Nosso Junho de Canetinha Hidrocor

 

Num dia como o de hoje, plúmbeo, místico e distante do tempo, comecei a ouvir cordas harmônicas no interior onde habito só com aquele que me criou.

Quanto mais a música era doce, viva, angélica, mais a luz do farol se distinguia e aquele tapete magnânimo de água vibrava ao bater no escarpado, contornado com tanta força como um desenho de criança feito de canetinha hidrocor.

-Enquanto o teu coração parava, o meu foi diminuindo, diminuindo, como se ele fosse um fruto muito suculento sendo espremido até que todo o líquido desaparecesse. Por infinitos instantes, me recusei a engolir e a puxar o ar para dentro dos pulmões, entretanto...

-Entretanto...

- A música foi ficando mais animada e você começou a dançar uma coreografia estranha e a entoar uns gritos de guerra ao redor da fogueira.

-Você jura?

-Juro. Bem, pode ser que tenha exagerado um pouco na descrição, mas foi algo bem parecido com isso. A música era épica e vibrante com certeza!

-Menina.

-Papai.

-Nenhum dia se perdeu, menina. Nós não fizemos nenhuma viagem “debalde”.

-Muito engraçadinho, você.

-Nada foi perdido, desfeito ou deixou de existir entre nós desde o dia em que entrei naquele berçário e te peguei em meus braços, pequena criatura. E mesmo antes, no mistério.

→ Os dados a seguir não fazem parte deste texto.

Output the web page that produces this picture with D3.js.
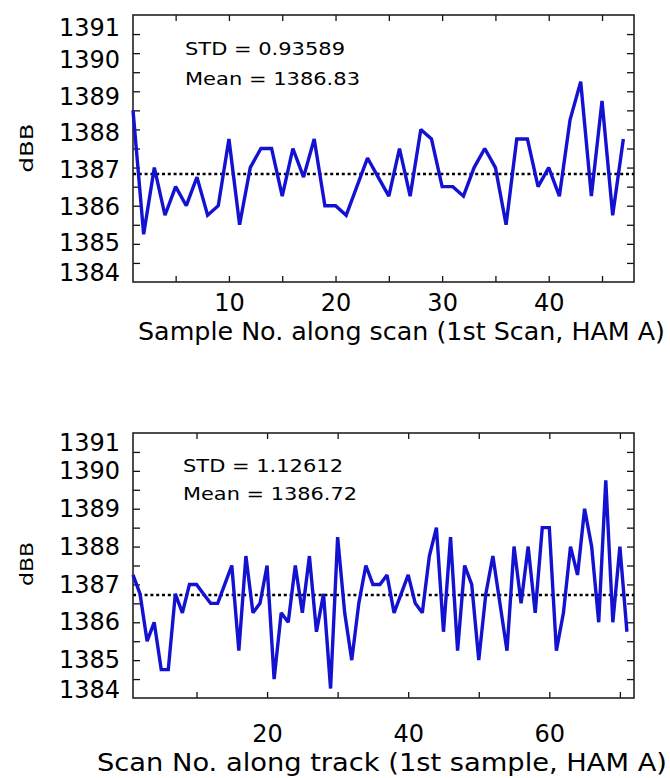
<!DOCTYPE html>
<html>
<head>
<meta charset="utf-8">
<script src="https://cdn.jsdelivr.net/npm/d3@7"></script>
<style>
  html, body { margin: 0; padding: 0; background: #fff; }
  svg { display: block; }
</style>
</head>
<body>
<svg id="chart" width="670" height="778"></svg>
<script>

// dBB of each sample along the 1st scan (HAM A)
const scanValues = [
  1388.5, 1385.25, 1387, 1385.75, 1386.5, 1386, 1386.75, 1385.75, 1386, 1387.75,
  1385.5, 1387, 1387.5, 1387.5, 1386.25, 1387.5, 1386.75, 1387.75, 1386, 1386,
  1385.75, 1386.5, 1387.25, 1386.75, 1386.25, 1387.5, 1386.25, 1388, 1387.75, 1386.5,
  1386.5, 1386.25, 1387, 1387.5, 1387, 1385.5, 1387.75, 1387.75, 1386.5, 1387,
  1386.25, 1388.25, 1389.25, 1386.25, 1388.75, 1385.75, 1387.75
];

// dBB of each scan along track (1st sample, HAM A)
const trackValues = [
  1387.25, 1386.75, 1385.5, 1386, 1384.75, 1384.75, 1386.75, 1386.25, 1387, 1387,
  1386.75, 1386.5, 1386.5, 1387, 1387.5, 1385.25, 1387.75, 1386.25, 1386.5, 1387.5,
  1384.5, 1386.25, 1386, 1387.5, 1386.25, 1387.75, 1385.75, 1386.75, 1384.25, 1388.25,
  1386.25, 1385, 1386.5, 1387.5, 1387, 1387, 1387.25, 1386.25, 1386.75, 1387.25,
  1386.5, 1386.25, 1387.75, 1388.5, 1385.75, 1388.25, 1385.25, 1387.5, 1387, 1385,
  1386.75, 1387.75, 1386.5, 1385.25, 1388, 1386.5, 1388, 1386.25, 1388.5, 1388.5,
  1385.25, 1386.25, 1388, 1387.25, 1389, 1388, 1386, 1389.75, 1386, 1388,
  1385.75
];

const scanStd = 0.93589;
const scanMean = 1386.83;
const trackStd = 1.12612;
const trackMean = 1386.72;

const yTickLabels = [1384, 1385, 1386, 1387, 1388, 1389, 1390, 1391];
const scanTickLabels = [10, 20, 30, 40];
const trackTickLabels = [20, 40, 60];

const panels = [
  {
    values: scanValues, std: scanStd, mean: scanMean,
    xDomain: [1, 48], xStep: 5, xLabels: scanTickLabels,
    title: "Sample No. along scan (1st Scan, HAM A)",
    top: 15, bottom: 282,
    yNudge: { first: 13, last: -9, base: -0.7, slope: 1.45 },
    xPad: 12, titleX: 138, titleY: 340, titleLen: 527,
    dbbY: 148, dbbLen: 49,
    statX: 185, statY: [55, 85], statLen: [160, 175]
  },
  {
    values: trackValues, std: trackStd, mean: trackMean,
    xDomain: [1, 72], xStep: 10, xLabels: trackTickLabels,
    title: "Scan No. along track (1st sample, HAM A)",
    top: 433, bottom: 698,
    yNudge: { first: 10, last: -8, base: 0, slope: 0 },
    xPad: 27, titleX: 97, titleY: 771, titleLen: 570,
    dbbY: 564, dbbLen: 44,
    statX: 183, statY: [472, 500], statLen: [160, 174]
  }
];

const svg = d3.select("#chart");
const left = 133;
const right = 634;
const font = "'DejaVu Sans', Verdana, sans-serif";

const drawPanel = (p) => {
  const x = d3.scaleLinear().domain(p.xDomain).range([left, right]);
  const y = d3.scaleLinear().domain([1384, 1391]).range([p.bottom, p.top]);
  const g = svg.append("g");

  // small inward ticks on all four sides
  const yMinor = d3.range(1384.5, 1391, 0.5);
  const xMinor = d3.range(p.xStep, p.xDomain[1], p.xStep);

  g.append("g").attr("transform", `translate(${left},0)`)
    .call(d3.axisLeft(y).tickValues(yMinor).tickSize(-7).tickFormat(""));
  g.append("g").attr("transform", `translate(${right},0)`)
    .call(d3.axisRight(y).tickValues(yMinor).tickSize(-7).tickFormat(""));
  g.append("g").attr("transform", `translate(0,${p.bottom})`)
    .call(d3.axisBottom(x).tickValues(xMinor).tickSize(-6).tickFormat(""));
  g.append("g").attr("transform", `translate(0,${p.top})`)
    .call(d3.axisTop(x).tickValues(xMinor).tickSize(-6).tickFormat(""));

  g.selectAll(".domain").remove();
  g.selectAll(".tick line").attr("stroke", "#111").attr("stroke-width", 1.3);

  g.append("rect")
    .attr("x", x.range()[0])
    .attr("y", y.range()[1])
    .attr("width", x.range()[1] - x.range()[0])
    .attr("height", y.range()[0] - y.range()[1])
    .attr("fill", "none")
    .attr("stroke", "#222")
    .attr("stroke-width", 1.6);

  // tick labels, the end ones pulled inside like the original
  const nudge = (v) => {
    const n = p.yNudge;
    if (v === yTickLabels[yTickLabels.length - 1]) return n.first;
    if (v === yTickLabels[0]) return n.last;
    return n.base + n.slope * (v - 1385);
  };

  const yLab = g.append("g")
    .attr("transform", `translate(${left},0)`)
    .call(d3.axisLeft(y).tickValues(yTickLabels).tickSize(0).tickPadding(13).tickFormat(d3.format("d")));
  yLab.select(".domain").remove();
  yLab.attr("font-size", 24).attr("font-family", font);
  yLab.selectAll("text")
    .attr("fill", "#000")
    .attr("transform", d => `translate(0,${nudge(d)})`);

  const xLab = g.append("g")
    .attr("transform", `translate(0,${p.bottom})`)
    .call(d3.axisBottom(x).tickValues(p.xLabels).tickSize(0).tickPadding(p.xPad).tickFormat(d3.format("d")));
  xLab.select(".domain").remove();
  xLab.attr("font-size", 24).attr("font-family", font);
  xLab.selectAll("text").attr("fill", "#000");

  // axis titles
  g.append("text")
    .attr("x", p.titleX)
    .attr("y", p.titleY)
    .attr("textLength", p.titleLen)
    .attr("lengthAdjust", "spacingAndGlyphs")
    .attr("font-family", font)
    .attr("font-size", 24)
    .text(p.title);

  g.append("text")
    .attr("transform", `translate(33,${p.dbbY}) rotate(-90)`)
    .attr("text-anchor", "middle")
    .attr("textLength", p.dbbLen)
    .attr("lengthAdjust", "spacingAndGlyphs")
    .attr("font-family", font)
    .attr("font-size", 18)
    .text("dBB");

  // mean level
  g.append("line")
    .attr("x1", x(p.xDomain[0]))
    .attr("x2", x(p.xDomain[1]))
    .attr("y1", y(p.mean))
    .attr("y2", y(p.mean))
    .attr("stroke", "#000")
    .attr("stroke-width", 2.6)
    .attr("stroke-dasharray", "3,2.8");

  const line = d3.line()
    .x((d, i) => x(i + 1))
    .y(d => y(d));

  g.append("path")
    .datum(p.values)
    .attr("fill", "none")
    .attr("stroke", "#1212d0")
    .attr("stroke-width", 3.4)
    .attr("stroke-linejoin", "miter")
    .attr("stroke-miterlimit", 2)
    .attr("d", line);

  // stats text
  const stats = [`STD = ${p.std.toFixed(5)}`, `Mean = ${p.mean.toFixed(2)}`];
  g.selectAll(".stat")
    .data(stats)
    .join("text")
    .attr("class", "stat")
    .attr("x", p.statX)
    .attr("y", (d, i) => p.statY[i])
    .attr("textLength", (d, i) => p.statLen[i])
    .attr("lengthAdjust", "spacingAndGlyphs")
    .attr("font-family", font)
    .attr("font-size", 17)
    .text(d => d);
};

panels.forEach(drawPanel);

</script>
</body>
</html>
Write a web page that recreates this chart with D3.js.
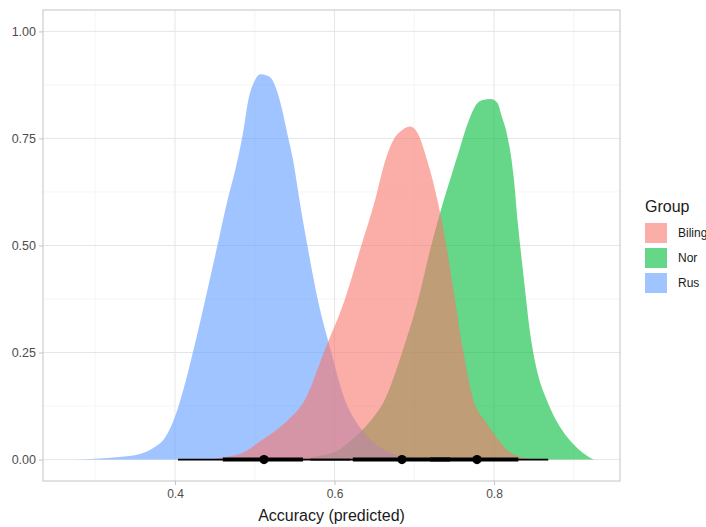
<!DOCTYPE html>
<html>
<head>
<meta charset="utf-8">
<script src="https://cdn.jsdelivr.net/npm/d3@7"></script>
<style>
  html, body { margin: 0; padding: 0; background: #fff; }
  svg { display: block; font-family: "Liberation Sans", Arial, sans-serif; }
</style>
</head>
<body>
<svg id="chart" width="706" height="527"></svg>
<script>
// ---- Data ----
const groups = ["Biling", "Nor", "Rus"];
const groupColors = ["#F8766D", "#00BA38", "#619CFF"];

const rusX = [0.275, 0.30, 0.33, 0.356, 0.375, 0.387, 0.40, 0.41, 0.425, 0.438, 0.452, 0.466, 0.476, 0.485, 0.492, 0.500, 0.507, 0.515, 0.522, 0.528, 0.534, 0.541, 0.548, 0.556, 0.567, 0.579, 0.595, 0.613, 0.630, 0.645, 0.665, 0.685, 0.72];
const rusH = [0.0, 0.002, 0.006, 0.013, 0.03, 0.05, 0.10, 0.16, 0.27, 0.374, 0.49, 0.607, 0.68, 0.76, 0.84, 0.885, 0.90, 0.897, 0.887, 0.86, 0.82, 0.76, 0.70, 0.607, 0.49, 0.374, 0.257, 0.14, 0.08, 0.047, 0.02, 0.008, 0.0];

const bilX = [0.44, 0.46, 0.485, 0.51, 0.528, 0.542, 0.563, 0.588, 0.613, 0.632, 0.651, 0.664, 0.674, 0.685, 0.695, 0.705, 0.716, 0.729, 0.741, 0.751, 0.761, 0.774, 0.789, 0.804, 0.818, 0.835, 0.86];
const bilH = [0.0, 0.005, 0.016, 0.047, 0.07, 0.093, 0.14, 0.257, 0.374, 0.49, 0.607, 0.70, 0.747, 0.77, 0.778, 0.76, 0.70, 0.607, 0.49, 0.374, 0.257, 0.14, 0.09, 0.05, 0.02, 0.005, 0.0];

const norX = [0.55, 0.57, 0.603, 0.622, 0.645, 0.663, 0.686, 0.705, 0.72, 0.733, 0.745, 0.756, 0.768, 0.778, 0.786, 0.796, 0.804, 0.81, 0.815, 0.825, 0.83, 0.837, 0.845, 0.855, 0.866, 0.885, 0.90, 0.912, 0.925];
const norH = [0.0, 0.005, 0.02, 0.047, 0.09, 0.14, 0.257, 0.374, 0.49, 0.58, 0.654, 0.72, 0.79, 0.83, 0.84, 0.842, 0.834, 0.80, 0.77, 0.654, 0.55, 0.43, 0.30, 0.20, 0.14, 0.07, 0.035, 0.015, 0.0];

// point intervals: median, 66% and 95% intervals
const medians  = [0.6846, 0.7787, 0.5116];
const lo66 = [0.623, 0.72, 0.460];
const hi66 = [0.745, 0.8305, 0.5605];
const lo95 = [0.57, 0.68, 0.4038];
const hi95 = [0.79, 0.868, 0.62];

const xTicks = [0.4, 0.6, 0.8];
const xMinor = [0.3, 0.5, 0.7, 0.9];
const yTicks = [0, 0.25, 0.5, 0.75, 1.0];
const yMinor = [0.125, 0.375, 0.625, 0.875];

// ---- Layout ----
const svg = d3.select("#chart");
const panel = { left: 43, right: 620, top: 10, bottom: 481 };

const x = d3.scaleLinear().domain([0.2345, 0.958]).range([panel.left, panel.right]);
const y = d3.scaleLinear().domain([-0.05, 1.05]).range([panel.bottom, panel.top]);

svg.append("rect").attr("x", 0).attr("y", 0).attr("width", 706).attr("height", 527).attr("fill", "#fff");

// grid
const grid = svg.append("g");
grid.selectAll(".xminor").data(xMinor).join("line")
  .attr("x1", d => x(d)).attr("x2", d => x(d)).attr("y1", panel.top).attr("y2", panel.bottom)
  .attr("stroke", "#F2F2F2").attr("stroke-width", 0.8);
grid.selectAll(".yminor").data(yMinor).join("line")
  .attr("y1", d => y(d)).attr("y2", d => y(d)).attr("x1", panel.left).attr("x2", panel.right)
  .attr("stroke", "#F2F2F2").attr("stroke-width", 0.8);
grid.selectAll(".xmajor").data(xTicks).join("line")
  .attr("x1", d => x(d)).attr("x2", d => x(d)).attr("y1", panel.top).attr("y2", panel.bottom)
  .attr("stroke", "#E6E6E6").attr("stroke-width", 1);
grid.selectAll(".ymajor").data(yTicks).join("line")
  .attr("y1", d => y(d)).attr("y2", d => y(d)).attr("x1", panel.left).attr("x2", panel.right)
  .attr("stroke", "#E6E6E6").attr("stroke-width", 1);

// densities
const area = d3.area()
  .x(d => x(d[0])).y0(y(0)).y1(d => y(d[1]))
  .curve(d3.curveMonotoneX);

const series = [
  { name: "Nor", xs: norX, hs: norH, color: groupColors[1] },
  { name: "Rus", xs: rusX, hs: rusH, color: groupColors[2] },
  { name: "Biling", xs: bilX, hs: bilH, color: groupColors[0] }
];
svg.append("g").selectAll("path").data(series).join("path")
  .attr("d", s => area(s.xs.map((v, i) => [v, s.hs[i]])))
  .attr("fill", s => s.color)
  .attr("fill-opacity", 0.6);

// intervals
const iv = svg.append("g");
groups.forEach((g, i) => {
  iv.append("line").attr("x1", x(lo95[i])).attr("x2", x(hi95[i]))
    .attr("y1", y(0)).attr("y2", y(0)).attr("stroke", "#000").attr("stroke-width", 1.8);
});
groups.forEach((g, i) => {
  iv.append("line").attr("x1", x(lo66[i])).attr("x2", x(hi66[i]))
    .attr("y1", y(0)).attr("y2", y(0)).attr("stroke", "#000").attr("stroke-width", 4);
});
groups.forEach((g, i) => {
  iv.append("circle").attr("cx", x(medians[i])).attr("cy", y(0)).attr("r", 4.6).attr("fill", "#000");
});

// panel border
svg.append("rect")
  .attr("x", panel.left).attr("y", panel.top)
  .attr("width", panel.right - panel.left).attr("height", panel.bottom - panel.top)
  .attr("fill", "none").attr("stroke", "#C4C4C4").attr("stroke-width", 1);

// axes
const xAxis = d3.axisBottom(x).tickValues(xTicks).tickFormat(d3.format(".1f")).tickSize(4).tickPadding(4);
const gx = svg.append("g").attr("transform", `translate(0,${panel.bottom})`).call(xAxis);
gx.select(".domain").remove();
gx.selectAll(".tick line").attr("stroke", "#C4C4C4");
gx.selectAll(".tick text").attr("fill", "#4D4D4D").style("font-size", "12px");

const yAxis = d3.axisLeft(y).tickValues(yTicks).tickFormat(d3.format(".2f")).tickSize(4).tickPadding(3);
const gy = svg.append("g").attr("transform", `translate(${panel.left},0)`).call(yAxis);
gy.select(".domain").remove();
gy.selectAll(".tick line").attr("stroke", "#C4C4C4");
gy.selectAll(".tick text").attr("fill", "#4D4D4D").style("font-size", "12.5px");

// x title
svg.append("text")
  .attr("x", (panel.left + panel.right) / 2).attr("y", 521)
  .attr("text-anchor", "middle")
  .attr("fill", "#1a1a1a")
  .style("font-size", "16px")
  .text("Accuracy (predicted)");

// legend
const lg = svg.append("g");
lg.append("text").attr("x", 645).attr("y", 212).attr("fill", "#1a1a1a").style("font-size", "16px").text("Group");
groups.forEach((g, i) => {
  lg.append("rect").attr("x", 645).attr("y", 223 + i * 25).attr("width", 22).attr("height", 20)
    .attr("fill", groupColors[i]).attr("fill-opacity", 0.6);
  lg.append("text").attr("x", 678).attr("y", 233 + i * 25).attr("dy", "0.35em")
    .attr("fill", "#1a1a1a").style("font-size", "12px").text(g);
});
</script>
</body>
</html>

-Papai, daqui a pouco meus cabelos mudarão de cor e os seus estão escuros e brilhantes, sua face brilha e você é tão bonito e jovem! Como isso é possível?

-Porque o amor me lavou todo. Porque quando eu caí, o Criador me levantou e disse: até quando você aguenta sem mim? E eu respondi: nem mais um segundo.

Minha filha, há uma palavra que as pessoas do mundo repetem exaustivamente, mas ela fica parada como um vento terral. O Maestro disse e diz: faça a sua parte nesta obra.

-Amor?

-Portal. O amor é um portal para mim e para você, pequena e amada alma. Ocorre que até chegar inteiramente no amor, que é magnânimo, luminoso, hospitaleiro e confortável, você precisa ultrapassar o temor, a carne e o sangue, a dor, o horror, o desespero e o mal. Tenha fé, menina.

-Eu terei. Sou filha de Deus. O Deus que me deu você num dia frio de junho, quando os elementos ficam contornados com tanta força, como um desenho de criança feito de canetinha hidrocor.